▶ [Short problem]
Write out again, unaltered, the lines from the start through the line containing "from matplotlib.patches import Ellipse".

▶ [Dataset content]
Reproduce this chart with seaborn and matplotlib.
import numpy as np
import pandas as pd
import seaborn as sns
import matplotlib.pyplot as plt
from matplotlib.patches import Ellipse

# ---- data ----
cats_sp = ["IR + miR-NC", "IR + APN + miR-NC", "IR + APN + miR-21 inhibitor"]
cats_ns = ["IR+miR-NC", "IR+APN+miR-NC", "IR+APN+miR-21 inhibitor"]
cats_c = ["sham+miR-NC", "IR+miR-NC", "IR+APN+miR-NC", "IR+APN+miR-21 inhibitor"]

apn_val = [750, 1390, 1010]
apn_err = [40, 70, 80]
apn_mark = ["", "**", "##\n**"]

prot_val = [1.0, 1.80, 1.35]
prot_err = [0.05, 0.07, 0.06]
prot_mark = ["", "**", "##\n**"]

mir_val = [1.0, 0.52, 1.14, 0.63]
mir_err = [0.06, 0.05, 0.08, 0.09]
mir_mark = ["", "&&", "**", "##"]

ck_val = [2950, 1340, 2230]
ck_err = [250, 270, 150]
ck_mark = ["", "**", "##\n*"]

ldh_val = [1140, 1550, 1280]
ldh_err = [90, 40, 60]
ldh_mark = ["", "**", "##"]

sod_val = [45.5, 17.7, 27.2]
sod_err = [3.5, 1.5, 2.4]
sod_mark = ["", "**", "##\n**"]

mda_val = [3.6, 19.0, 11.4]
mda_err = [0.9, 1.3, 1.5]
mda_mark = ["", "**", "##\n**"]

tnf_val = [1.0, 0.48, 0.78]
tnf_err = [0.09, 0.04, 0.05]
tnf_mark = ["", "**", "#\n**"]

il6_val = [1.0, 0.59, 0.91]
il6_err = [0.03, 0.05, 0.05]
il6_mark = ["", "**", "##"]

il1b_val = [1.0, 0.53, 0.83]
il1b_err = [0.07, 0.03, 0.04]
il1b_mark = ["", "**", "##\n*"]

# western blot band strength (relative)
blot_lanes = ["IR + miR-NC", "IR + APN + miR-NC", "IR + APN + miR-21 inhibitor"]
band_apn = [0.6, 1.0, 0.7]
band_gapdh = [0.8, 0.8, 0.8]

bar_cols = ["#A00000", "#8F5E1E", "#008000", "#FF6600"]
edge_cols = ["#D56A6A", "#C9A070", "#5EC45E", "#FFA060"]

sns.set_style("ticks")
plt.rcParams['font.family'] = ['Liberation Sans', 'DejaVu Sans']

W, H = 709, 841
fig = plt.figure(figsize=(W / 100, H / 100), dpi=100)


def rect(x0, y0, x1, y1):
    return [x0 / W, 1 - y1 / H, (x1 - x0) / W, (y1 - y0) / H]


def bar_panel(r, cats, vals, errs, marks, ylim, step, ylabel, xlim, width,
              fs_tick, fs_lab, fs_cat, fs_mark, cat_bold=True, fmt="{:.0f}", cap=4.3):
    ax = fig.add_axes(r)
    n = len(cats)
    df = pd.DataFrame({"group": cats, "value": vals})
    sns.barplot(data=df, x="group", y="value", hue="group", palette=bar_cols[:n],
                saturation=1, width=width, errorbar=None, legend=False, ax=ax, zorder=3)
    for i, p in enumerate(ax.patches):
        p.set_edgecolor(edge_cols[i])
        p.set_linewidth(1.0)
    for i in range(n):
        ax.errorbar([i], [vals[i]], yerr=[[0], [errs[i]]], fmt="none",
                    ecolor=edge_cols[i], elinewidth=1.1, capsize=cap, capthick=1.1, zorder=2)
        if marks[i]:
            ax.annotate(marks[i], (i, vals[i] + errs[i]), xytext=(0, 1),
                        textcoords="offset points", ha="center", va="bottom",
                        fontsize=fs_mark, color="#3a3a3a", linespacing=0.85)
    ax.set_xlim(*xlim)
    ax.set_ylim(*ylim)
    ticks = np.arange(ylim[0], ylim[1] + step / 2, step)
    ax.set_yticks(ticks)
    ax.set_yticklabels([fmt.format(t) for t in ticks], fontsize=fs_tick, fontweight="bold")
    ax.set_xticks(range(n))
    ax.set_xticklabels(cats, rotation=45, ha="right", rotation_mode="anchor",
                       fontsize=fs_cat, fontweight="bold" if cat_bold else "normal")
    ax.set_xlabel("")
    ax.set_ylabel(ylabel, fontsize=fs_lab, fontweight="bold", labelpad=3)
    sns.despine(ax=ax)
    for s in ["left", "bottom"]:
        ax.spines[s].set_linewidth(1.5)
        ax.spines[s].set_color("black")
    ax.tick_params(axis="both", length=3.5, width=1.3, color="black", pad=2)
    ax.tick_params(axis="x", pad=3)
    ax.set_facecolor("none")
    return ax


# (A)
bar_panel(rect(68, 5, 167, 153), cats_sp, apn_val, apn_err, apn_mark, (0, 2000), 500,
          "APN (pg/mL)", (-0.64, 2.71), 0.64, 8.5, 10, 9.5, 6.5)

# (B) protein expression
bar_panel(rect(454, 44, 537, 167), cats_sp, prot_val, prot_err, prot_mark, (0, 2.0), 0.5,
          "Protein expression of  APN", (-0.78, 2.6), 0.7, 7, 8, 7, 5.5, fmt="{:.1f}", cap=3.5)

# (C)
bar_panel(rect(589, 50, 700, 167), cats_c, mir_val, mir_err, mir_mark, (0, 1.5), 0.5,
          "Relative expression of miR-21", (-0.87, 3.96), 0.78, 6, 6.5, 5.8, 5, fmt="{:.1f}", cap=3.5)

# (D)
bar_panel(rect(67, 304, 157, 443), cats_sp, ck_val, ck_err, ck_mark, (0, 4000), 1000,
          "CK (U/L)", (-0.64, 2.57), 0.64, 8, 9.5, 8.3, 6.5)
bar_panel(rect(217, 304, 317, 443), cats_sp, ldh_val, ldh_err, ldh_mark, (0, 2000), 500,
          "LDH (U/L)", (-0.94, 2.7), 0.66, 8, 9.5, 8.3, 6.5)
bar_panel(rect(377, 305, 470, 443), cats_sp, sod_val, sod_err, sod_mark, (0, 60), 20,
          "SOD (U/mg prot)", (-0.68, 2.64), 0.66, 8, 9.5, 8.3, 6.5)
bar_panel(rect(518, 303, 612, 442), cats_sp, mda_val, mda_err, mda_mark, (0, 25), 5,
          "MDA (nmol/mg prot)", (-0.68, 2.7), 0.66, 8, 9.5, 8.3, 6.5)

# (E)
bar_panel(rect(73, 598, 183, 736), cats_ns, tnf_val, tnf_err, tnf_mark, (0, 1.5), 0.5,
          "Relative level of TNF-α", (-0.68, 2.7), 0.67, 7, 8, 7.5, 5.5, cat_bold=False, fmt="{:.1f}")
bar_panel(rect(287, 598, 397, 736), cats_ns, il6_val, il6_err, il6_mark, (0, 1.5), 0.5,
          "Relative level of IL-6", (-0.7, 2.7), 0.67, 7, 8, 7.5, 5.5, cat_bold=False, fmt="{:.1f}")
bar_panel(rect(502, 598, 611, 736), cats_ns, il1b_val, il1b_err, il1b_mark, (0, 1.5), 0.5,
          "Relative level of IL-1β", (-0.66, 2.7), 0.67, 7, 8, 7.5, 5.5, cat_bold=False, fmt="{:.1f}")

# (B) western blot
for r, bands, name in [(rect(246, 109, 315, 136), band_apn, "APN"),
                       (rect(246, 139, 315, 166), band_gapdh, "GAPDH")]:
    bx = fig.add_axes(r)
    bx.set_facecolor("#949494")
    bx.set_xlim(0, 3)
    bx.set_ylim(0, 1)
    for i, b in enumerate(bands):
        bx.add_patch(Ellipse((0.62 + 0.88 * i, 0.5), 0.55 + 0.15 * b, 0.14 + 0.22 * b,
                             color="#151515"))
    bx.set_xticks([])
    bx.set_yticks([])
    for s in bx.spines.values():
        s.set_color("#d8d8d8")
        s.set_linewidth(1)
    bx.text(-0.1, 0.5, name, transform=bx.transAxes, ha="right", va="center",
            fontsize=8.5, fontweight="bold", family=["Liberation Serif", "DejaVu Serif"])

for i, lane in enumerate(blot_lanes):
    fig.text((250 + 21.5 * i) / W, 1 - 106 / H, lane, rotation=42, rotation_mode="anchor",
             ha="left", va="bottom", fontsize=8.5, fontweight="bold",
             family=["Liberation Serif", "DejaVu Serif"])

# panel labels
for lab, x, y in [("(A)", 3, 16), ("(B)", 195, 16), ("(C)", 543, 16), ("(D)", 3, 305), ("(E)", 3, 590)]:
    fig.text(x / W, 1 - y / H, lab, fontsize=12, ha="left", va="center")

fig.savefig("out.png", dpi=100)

▶ [Result of the task]
Reproduce this chart with seaborn and matplotlib.
import numpy as np
import pandas as pd
import seaborn as sns
import matplotlib.pyplot as plt
from matplotlib.patches import Ellipse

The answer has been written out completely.